What to produce:
Retype every line from the start of the data down to and including the line with "untuk sintesis dinding". Skip the pictures.

Data block:
==========

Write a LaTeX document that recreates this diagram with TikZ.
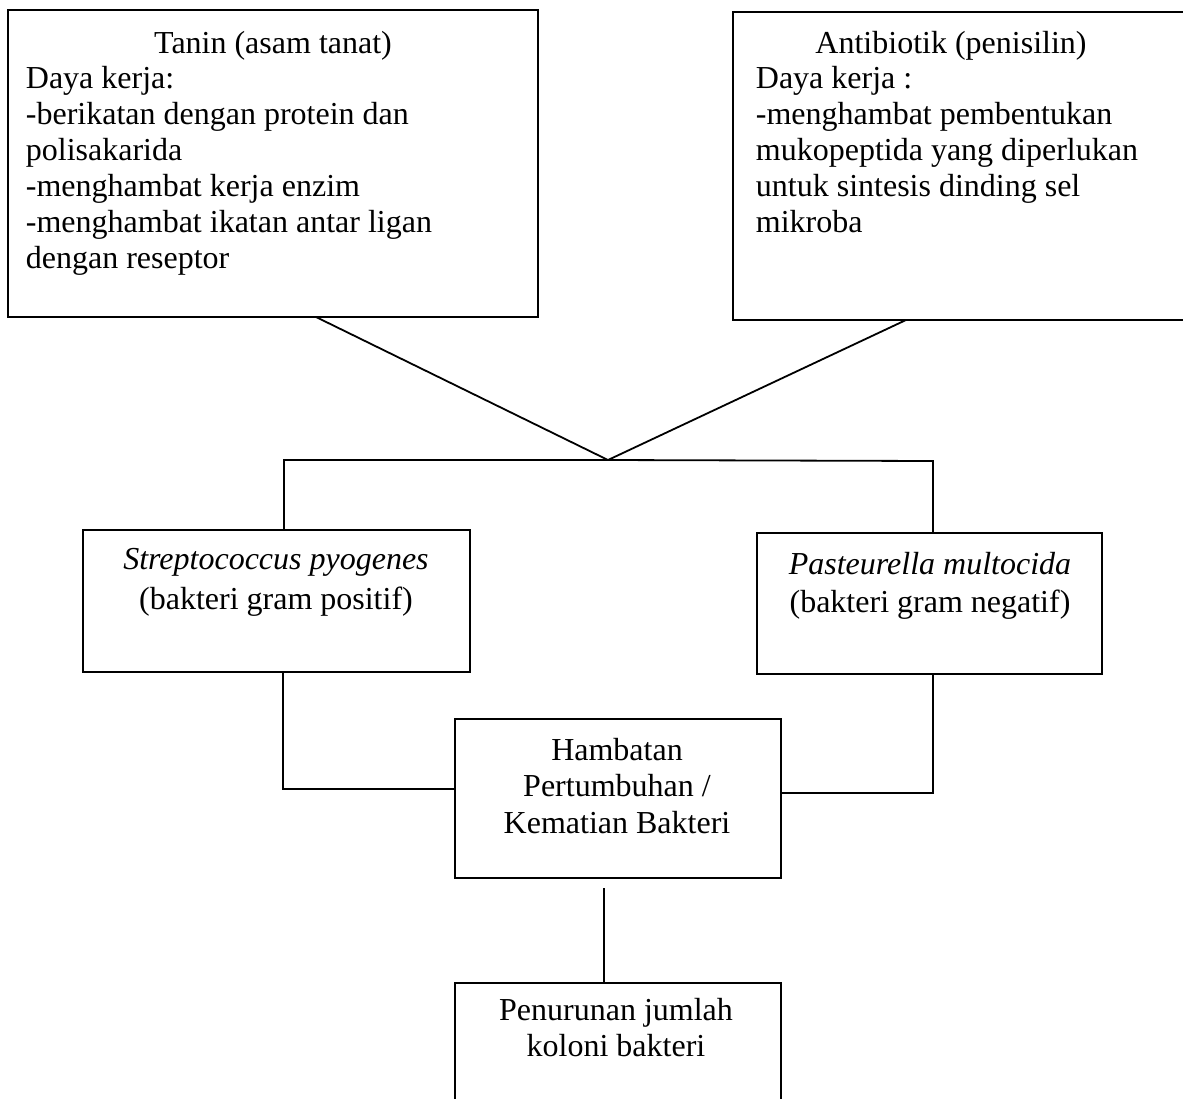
\documentclass[tikz,border=0pt]{standalone}
\usepackage{fontspec}
\setmainfont{Liberation Serif}
\begin{document}
\begin{tikzpicture}[x=1pt,y=-1pt,line width=1.8pt,
    box/.style={draw,rectangle,anchor=north west,inner sep=0pt,outer sep=0pt},
    txt/.style={inner sep=0pt,font=\fontsize{32}{36}\selectfont},
    mid/.style={txt,align=center}]
    \useasboundingbox[fill=white] (0,0) rectangle (1183,1098);

    % kotak atas
    \node[box,minimum width=530pt,minimum height=307pt] (tanin) at (8,10) {};
    \node[txt,anchor=base] (tanintitle) at (273,53) {Tanin (asam tanat)};
    \node[txt,align=left,anchor=base west] (tanintext) at (25,268) {Daya kerja:\\
        -berikatan dengan protein dan\\ polisakarida\\ -menghambat kerja enzim\\
        -menghambat ikatan antar ligan\\ dengan reseptor};

    \node[box,minimum width=460pt,minimum height=308pt] (anti) at (733,12) {};
    \node[txt,anchor=base] (antititle) at (951,53) {Antibiotik (penisilin)};
    \node[txt,align=left,anchor=base west] (antitext) at (755,232) {Daya kerja :\\
        -menghambat pembentukan\\ mukopeptida yang diperlukan\\
        untuk sintesis dinding sel\\ mikroba};

    % bakteri
    \node[box,minimum width=387pt,minimum height=142pt] (strep) at (83,530) {};
    \node[mid,anchor=base,font=\fontsize{32}{40}\selectfont] (streptext) at (276,609)
        {\textit{Streptococcus pyogenes}\\ (bakteri gram positif)};
    \node[box,minimum width=345pt,minimum height=141pt] (past) at (757,533) {};
    \node[mid,anchor=base,font=\fontsize{32}{38}\selectfont] (pasttext) at (930,612)
        {\textit{Pasteurella multocida}\\ (bakteri gram negatif)};

    % hasil
    \node[box,minimum width=326pt,minimum height=159pt] (hambat) at (455,719) {};
    \node[mid,anchor=base,font=\fontsize{32}{36.5}\selectfont] (hambattext) at (617,833)
        {Hambatan\\ Pertumbuhan /\\ Kematian Bakteri};
    \node[box,minimum width=326pt,minimum height=150pt] (turun) at (455,983) {};
    \node[mid,anchor=base] (turuntext) at (616,1056) {Penurunan jumlah\\ koloni bakteri};

    \coordinate (join) at (608,460);
    \coordinate (hl) at (284,460);
    \coordinate (hr) at (933,461);

    \draw ([xshift=43pt]tanin.south) -- (join);
    \draw ([xshift=-57pt]anti.south) -- (join);
    \draw (strep.north -| hl) -- (hl) -- (join) -- (hr) -- (past.north -| hr);
    \draw ([xshift=6.5pt]strep.south) |- ([yshift=9.5pt]hambat.west);
    \draw ([xshift=3.5pt]past.south) |- ([yshift=5.5pt]hambat.east);
    \draw[shorten <=10pt] ([xshift=-14pt]hambat.south) -- ([xshift=-14pt]turun.north);
\end{tikzpicture}
\end{document}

==========

Response below:
Write a LaTeX document that recreates this diagram with TikZ.
\documentclass[tikz,border=0pt]{standalone}
\usepackage{fontspec}
\setmainfont{Liberation Serif}
\begin{document}
\begin{tikzpicture}[x=1pt,y=-1pt,line width=1.8pt,
    box/.style={draw,rectangle,anchor=north west,inner sep=0pt,outer sep=0pt},
    txt/.style={inner sep=0pt,font=\fontsize{32}{36}\selectfont},
    mid/.style={txt,align=center}]
    \useasboundingbox[fill=white] (0,0) rectangle (1183,1098);

    % kotak atas
    \node[box,minimum width=530pt,minimum height=307pt] (tanin) at (8,10) {};
    \node[txt,anchor=base] (tanintitle) at (273,53) {Tanin (asam tanat)};
    \node[txt,align=left,anchor=base west] (tanintext) at (25,268) {Daya kerja:\\
        -berikatan dengan protein dan\\ polisakarida\\ -menghambat kerja enzim\\
        -menghambat ikatan antar ligan\\ dengan reseptor};

    \node[box,minimum width=460pt,minimum height=308pt] (anti) at (733,12) {};
    \node[txt,anchor=base] (antititle) at (951,53) {Antibiotik (penisilin)};
    \node[txt,align=left,anchor=base west] (antitext) at (755,232) {Daya kerja :\\
        -menghambat pembentukan\\ mukopeptida yang diperlukan\\
        untuk sintesis dinding sel\\ mikroba};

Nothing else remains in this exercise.